4 Comments on “The Power of One vs. Biomass-Burning Incinerator

  1. Thanks for the comments! There’s plenty more reading on this issue at the Facebook site: “Southern Vermont Against Biomass.”

    Diane, some folks from Greenfield have been helping us immensely. It sounds like you have a great community there!

  2. Welcome to my world. I was stunned to find out that a biomass incinerator was going to be built near my farm (I’m in Greenfield, MA) and even more horrified when our Planning Dept and ZBA basically rubber-stamped the project without reading the reams of materials our local anti-biomass group provided, or listening to townfolk’s strenuous objections. I too have one precious child, a four-year-old girl, and livestock who can’t come indoors to escape biomass stack emissions. We can’t afford to leave, by the way. I wish we could.

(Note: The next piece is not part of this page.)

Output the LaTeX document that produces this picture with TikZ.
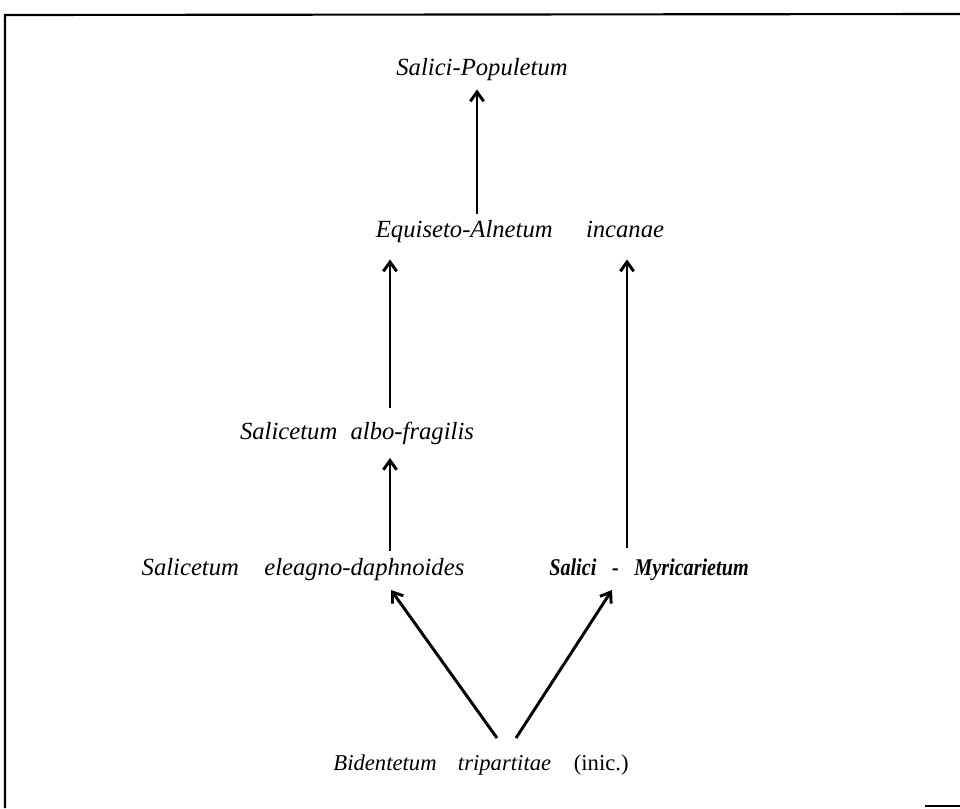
\documentclass[tikz,border=0pt]{standalone}
\usepackage{fontspec}
\setmainfont{Liberation Serif}
\usetikzlibrary{arrows.meta}
\begin{document}
\begin{tikzpicture}[x=0.75pt,y=-0.75pt,
  lbl/.style={font=\fontsize{18.5}{22}\selectfont\itshape, inner sep=0pt},
  arr/.style={line width=2.2pt,-{Straight Barb[length=7pt,width=10pt,line width=2.2pt]}},
  frame/.style={line width=1.6pt}]
\useasboundingbox (0,0) rectangle (960,808);
% frame
\coordinate (tl) at (5,15);
\coordinate (tr) at (960,14);
\coordinate (bl) at (5,808);
\coordinate (br1) at (925,806);
\coordinate (br2) at (960,806);
\draw[frame] (tr) -- (tl) -- (bl);
\draw[frame] (br1) -- (br2);
% nodes
\node[lbl] (pop) at (482,70) {Salici-Populetum};
\node[lbl] (eq) at (520,232) {Equiseto-Alnetum\hspace{25pt}incanae};
\node[lbl] (albo) at (357,433) {Salicetum\hspace{10pt}albo-fragilis};
\node[lbl] (ele) at (303,570) {Salicetum\hspace{19pt}eleagno-daphnoides};
\node[lbl, font=\fontsize{18}{22}\selectfont\bfseries\itshape] (myr) at (649,570) {\scalebox{0.84}[1]{Salici\hspace{14pt}-\hspace{14pt}Myricarietum}};
\node[lbl, font=\fontsize{17}{20}\selectfont\itshape] (bid) at (481,765) {Bidentetum\hspace{16pt}tripartitae\hspace{17pt}\upshape(inic.)};
% arrow columns
\coordinate (cA) at (477,0);
\coordinate (cL) at (390,0);
\coordinate (cR) at (627,0);
\coordinate (dL) at (497,738);
\coordinate (dR) at (516,738);
\draw[arr, shorten <=5pt, shorten >=6pt] (eq.north -| cA) -- (pop.south -| cA);
\draw[arr, shorten <=10pt, shorten >=12pt] (albo.north -| cL) -- (eq.south -| cL);
\draw[arr, shorten <=8pt, shorten >=12pt] (myr.north -| cR) -- (eq.south -| cR);
\draw[arr, shorten <=6pt, shorten >=10pt] (ele.north -| cL) -- (albo.south -| cL);
\draw[arr] (dL) -- (391,590) coordinate (tipL);
\draw[arr] (dR) -- (612,590) coordinate (tipR);
\end{tikzpicture}
\end{document}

    The good news here is that the townfolk have rallied to try to stop the incinerator in Greenfield, and we’re doing our best. Don’t know if it will be good enough, but we’re trying. I remember contacting some residents in Pownal back when I first heard about the proposed biomass incinerator coming to that town, and the response I received was pretty discouraging: basically “bring it on, we need the jobs”. Hopefully your group has hooked up with the Massachusetts anti-biomass forces.

    Best of luck to you in your battle. You have my sincere empathy.

  3. A wonderful, poignant and informative article. May Daisy be able to roam her Fairy Woods for many many years to come. No biomass!!!!